Et la "pensée" négationniste  ne pense pas par elle-même, tout simplement parce qu’elle part d’un préjugé à partir duquel elle invente une conception de la réalité historique différente de la réalité du passé. Penser par soi-même revient, au contraire, à ne partir d’aucun présupposé, à s’extraire de son milieu, de ses partis pris, de ses principes, à reconnaître la validité de critères indiscutables comme la convergence des témoignages, l’évidence des preuves à charge, la puissance et la profondeur des récits de souvenirs, des aveux des bourreaux, la marque des tatouages, etc. D’une personne qui recompose sa conception de la réalité en fonction de ses désirs, de ses pulsions, voire de ses troubles (comme dans Shutter Island de Scorcese), nous disons qu’elle est délirante, et il ne fait pas de doute que le révisionnisme, avant d’être un crime, est un certain type de délire, ce point culminant d’un délire de persécution (la croyance au complot) qui crée dans la réalité une bulle de fiction qu’on prend pour la réalité.

La question qui se pose donc aujourd’hui est celle de savoir dans quelle mesure ce type de délire ne trouverait pas dans la vitesse de parution de nos opinions au sein de cette nouvelle agora qu’est la toile du web, une sorte de fausse légitimité, entretenu par l’anonymat, par la puissance de contagion de la haine et de la rancœur, par une sorte d’incitation à prendre position tout de suite, comme une accélération du pouvoir du négatif. Le fait que nous parlions presque exclusivement de la liberté d’expression et pas de celui de la liberté de penser pourrait venir de cette interface du « tout exprimable » qu’est « la toile » et de ceci que le temps de prendre du recul nous est refusé au bénéfice d’un « tout à commenter ». Il nous est plus difficile aujourd’hui de nous réserver un espace et un temps de neutralité à l’intérieur duquel il nous serait donné de penser maintenant par nous-mêmes, indépendamment des influences extérieures et des présupposés de classes, de milieux ou autres.

Internet c’est la possibilité offerte d’un « temps d’attente zéro » pour l’accès à la connaissance, à l’échange, à l’approfondissement.
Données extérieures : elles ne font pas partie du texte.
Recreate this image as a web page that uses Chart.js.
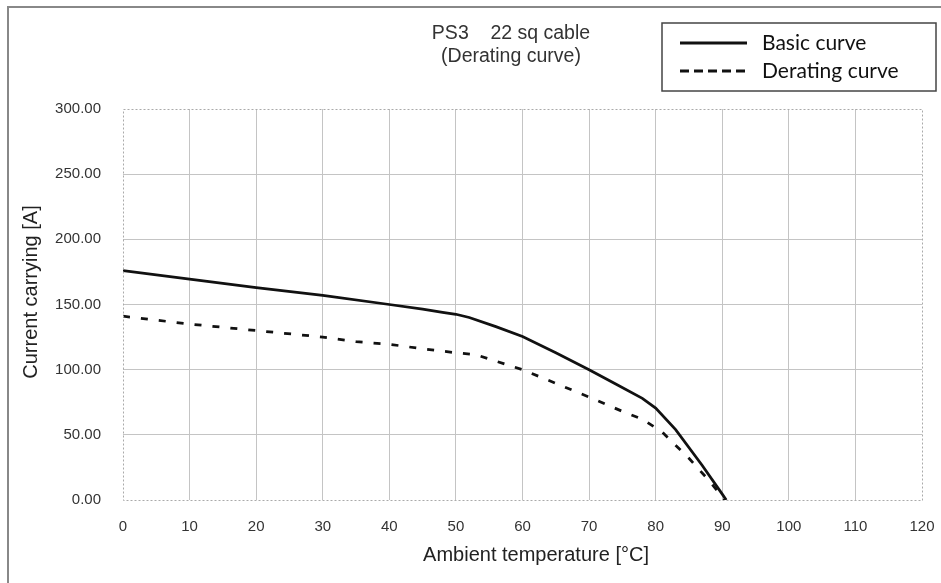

C’est un outil sans équivalent qui transforme à très bon escient notre compréhension des autres, du monde et de soi-même mais c’est aussi un espace de parution anonyme (plus ou moins) à très grande vitesse dans lequel tout peut être dit, même le pire, avant que la loi ne puisse toujours exercer son droit de veto (elle ne le peut pas immédiatement). Il est difficile pour nous d’être pris dans cette toile sans subir de plein fouet l’effet d’enrôlement  de cette vitesse d’opinion facile, anonyme, pétrie de préjugés et de convictions préfabriquées. Le fait que nous puissions effectivement « dire beaucoup », ou du moins jouir d’une liberté d’expression incroyablement plus grande que celle qu’autorisaient les moyens de communication d’avant internet rend plus problématique la question de savoir si nous le pouvons moralement, éthiquement. Les réseaux sociaux ne nous laissent plus vraiment le temps de nous poser des questions d’éthique, ou bien « ça se discute » précisément sur la toile c’est-à-dire dans des débats au sein duquel il est plus urgent de dire ce qu’on pense que de penser à ce que l’on dit (quitte éventuellement à ne pas le dire).